PROBLEM STATEMENT:
Among the entries below, please repeat exactly and only the lines from the line containing "Emit a LaTeX" to the line containing "(0,598) -- (1375,598);", both lines included.

(Data extracted from a collection)
####
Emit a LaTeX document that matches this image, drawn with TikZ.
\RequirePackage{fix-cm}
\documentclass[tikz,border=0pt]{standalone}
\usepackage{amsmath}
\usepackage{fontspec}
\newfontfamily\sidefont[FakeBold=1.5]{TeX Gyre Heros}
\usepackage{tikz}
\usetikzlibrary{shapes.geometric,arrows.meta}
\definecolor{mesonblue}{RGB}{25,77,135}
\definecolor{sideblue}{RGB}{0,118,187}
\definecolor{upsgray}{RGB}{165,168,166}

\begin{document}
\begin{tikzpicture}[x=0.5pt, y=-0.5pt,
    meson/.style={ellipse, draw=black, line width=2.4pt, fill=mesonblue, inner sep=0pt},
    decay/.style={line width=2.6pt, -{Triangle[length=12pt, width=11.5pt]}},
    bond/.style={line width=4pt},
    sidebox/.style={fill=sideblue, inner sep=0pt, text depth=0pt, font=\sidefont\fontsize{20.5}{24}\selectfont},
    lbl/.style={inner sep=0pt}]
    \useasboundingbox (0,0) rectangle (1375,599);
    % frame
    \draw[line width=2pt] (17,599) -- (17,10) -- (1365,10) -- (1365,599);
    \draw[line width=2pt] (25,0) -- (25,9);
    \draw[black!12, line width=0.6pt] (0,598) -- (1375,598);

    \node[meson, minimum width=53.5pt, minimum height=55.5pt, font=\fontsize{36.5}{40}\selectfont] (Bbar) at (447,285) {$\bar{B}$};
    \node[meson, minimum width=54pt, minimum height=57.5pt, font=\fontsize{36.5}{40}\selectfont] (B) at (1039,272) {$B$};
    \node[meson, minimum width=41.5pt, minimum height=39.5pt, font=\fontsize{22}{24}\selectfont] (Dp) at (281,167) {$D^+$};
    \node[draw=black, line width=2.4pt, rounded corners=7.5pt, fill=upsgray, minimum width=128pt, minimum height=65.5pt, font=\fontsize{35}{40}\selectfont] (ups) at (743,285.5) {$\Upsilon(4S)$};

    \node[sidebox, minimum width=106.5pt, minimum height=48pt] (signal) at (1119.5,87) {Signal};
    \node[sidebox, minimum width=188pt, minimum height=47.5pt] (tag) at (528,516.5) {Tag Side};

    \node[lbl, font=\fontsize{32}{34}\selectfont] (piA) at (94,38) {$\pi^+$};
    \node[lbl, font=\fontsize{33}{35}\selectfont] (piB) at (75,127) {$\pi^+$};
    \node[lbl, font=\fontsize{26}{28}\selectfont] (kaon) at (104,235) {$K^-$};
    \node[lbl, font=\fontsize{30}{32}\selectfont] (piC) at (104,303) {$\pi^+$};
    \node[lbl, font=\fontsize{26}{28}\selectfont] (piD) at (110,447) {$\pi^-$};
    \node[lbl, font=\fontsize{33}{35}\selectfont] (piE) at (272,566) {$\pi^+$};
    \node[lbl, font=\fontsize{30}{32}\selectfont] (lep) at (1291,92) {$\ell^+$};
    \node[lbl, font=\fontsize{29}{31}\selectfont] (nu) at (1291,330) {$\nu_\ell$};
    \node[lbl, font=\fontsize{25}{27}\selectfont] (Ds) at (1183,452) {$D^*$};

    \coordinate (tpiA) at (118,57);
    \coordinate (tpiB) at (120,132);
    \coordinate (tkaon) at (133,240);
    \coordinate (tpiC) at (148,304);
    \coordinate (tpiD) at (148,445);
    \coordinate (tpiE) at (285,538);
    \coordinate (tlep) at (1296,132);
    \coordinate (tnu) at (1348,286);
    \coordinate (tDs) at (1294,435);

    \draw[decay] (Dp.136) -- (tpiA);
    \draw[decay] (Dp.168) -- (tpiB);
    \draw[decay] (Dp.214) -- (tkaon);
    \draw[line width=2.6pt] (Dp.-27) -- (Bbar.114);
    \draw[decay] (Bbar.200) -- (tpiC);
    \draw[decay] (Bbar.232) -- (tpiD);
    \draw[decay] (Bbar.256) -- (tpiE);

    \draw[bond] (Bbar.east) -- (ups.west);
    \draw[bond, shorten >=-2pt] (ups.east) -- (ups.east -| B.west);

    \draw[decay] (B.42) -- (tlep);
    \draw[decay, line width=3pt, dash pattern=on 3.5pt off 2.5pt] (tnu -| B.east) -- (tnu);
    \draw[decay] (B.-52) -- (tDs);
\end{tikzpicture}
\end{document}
####
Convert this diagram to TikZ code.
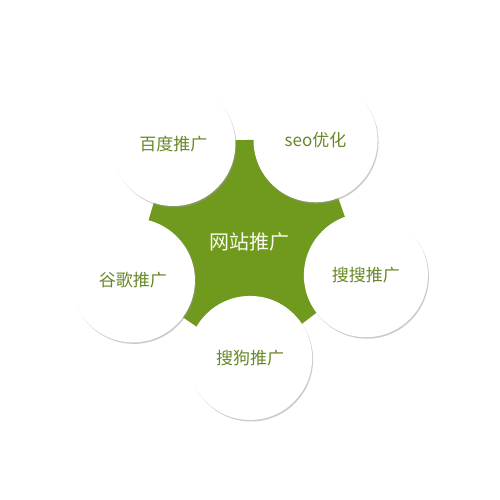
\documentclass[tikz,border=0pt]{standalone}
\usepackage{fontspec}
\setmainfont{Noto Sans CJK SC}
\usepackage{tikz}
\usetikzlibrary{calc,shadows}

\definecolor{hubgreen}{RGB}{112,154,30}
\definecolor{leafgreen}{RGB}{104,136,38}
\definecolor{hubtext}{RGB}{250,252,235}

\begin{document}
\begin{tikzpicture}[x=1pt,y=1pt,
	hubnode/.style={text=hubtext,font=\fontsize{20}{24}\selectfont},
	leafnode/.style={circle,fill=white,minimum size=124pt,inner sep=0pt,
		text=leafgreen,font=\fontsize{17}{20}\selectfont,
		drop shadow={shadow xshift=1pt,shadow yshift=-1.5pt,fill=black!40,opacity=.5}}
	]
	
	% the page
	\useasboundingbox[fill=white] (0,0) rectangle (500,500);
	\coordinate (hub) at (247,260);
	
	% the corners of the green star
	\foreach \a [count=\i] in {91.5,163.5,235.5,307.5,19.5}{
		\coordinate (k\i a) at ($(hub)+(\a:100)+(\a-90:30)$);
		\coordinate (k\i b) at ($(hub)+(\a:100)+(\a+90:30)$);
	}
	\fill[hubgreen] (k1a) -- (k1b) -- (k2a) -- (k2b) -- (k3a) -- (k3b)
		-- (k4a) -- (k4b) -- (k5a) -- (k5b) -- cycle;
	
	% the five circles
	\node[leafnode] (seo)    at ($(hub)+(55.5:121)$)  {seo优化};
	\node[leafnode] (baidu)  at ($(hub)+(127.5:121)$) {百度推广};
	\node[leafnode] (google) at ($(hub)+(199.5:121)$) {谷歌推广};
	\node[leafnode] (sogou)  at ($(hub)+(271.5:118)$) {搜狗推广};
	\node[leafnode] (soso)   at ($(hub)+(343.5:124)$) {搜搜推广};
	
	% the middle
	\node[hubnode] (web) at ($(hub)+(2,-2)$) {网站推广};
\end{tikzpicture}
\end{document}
####
WRITTEN RESPONSE:
Emit a LaTeX document that matches this image, drawn with TikZ.
\RequirePackage{fix-cm}
\documentclass[tikz,border=0pt]{standalone}
\usepackage{amsmath}
\usepackage{fontspec}
\newfontfamily\sidefont[FakeBold=1.5]{TeX Gyre Heros}
\usepackage{tikz}
\usetikzlibrary{shapes.geometric,arrows.meta}
\definecolor{mesonblue}{RGB}{25,77,135}
\definecolor{sideblue}{RGB}{0,118,187}
\definecolor{upsgray}{RGB}{165,168,166}

\begin{document}
\begin{tikzpicture}[x=0.5pt, y=-0.5pt,
    meson/.style={ellipse, draw=black, line width=2.4pt, fill=mesonblue, inner sep=0pt},
    decay/.style={line width=2.6pt, -{Triangle[length=12pt, width=11.5pt]}},
    bond/.style={line width=4pt},
    sidebox/.style={fill=sideblue, inner sep=0pt, text depth=0pt, font=\sidefont\fontsize{20.5}{24}\selectfont},
    lbl/.style={inner sep=0pt}]
    \useasboundingbox (0,0) rectangle (1375,599);
    % frame
    \draw[line width=2pt] (17,599) -- (17,10) -- (1365,10) -- (1365,599);
    \draw[line width=2pt] (25,0) -- (25,9);
    \draw[black!12, line width=0.6pt] (0,598) -- (1375,598);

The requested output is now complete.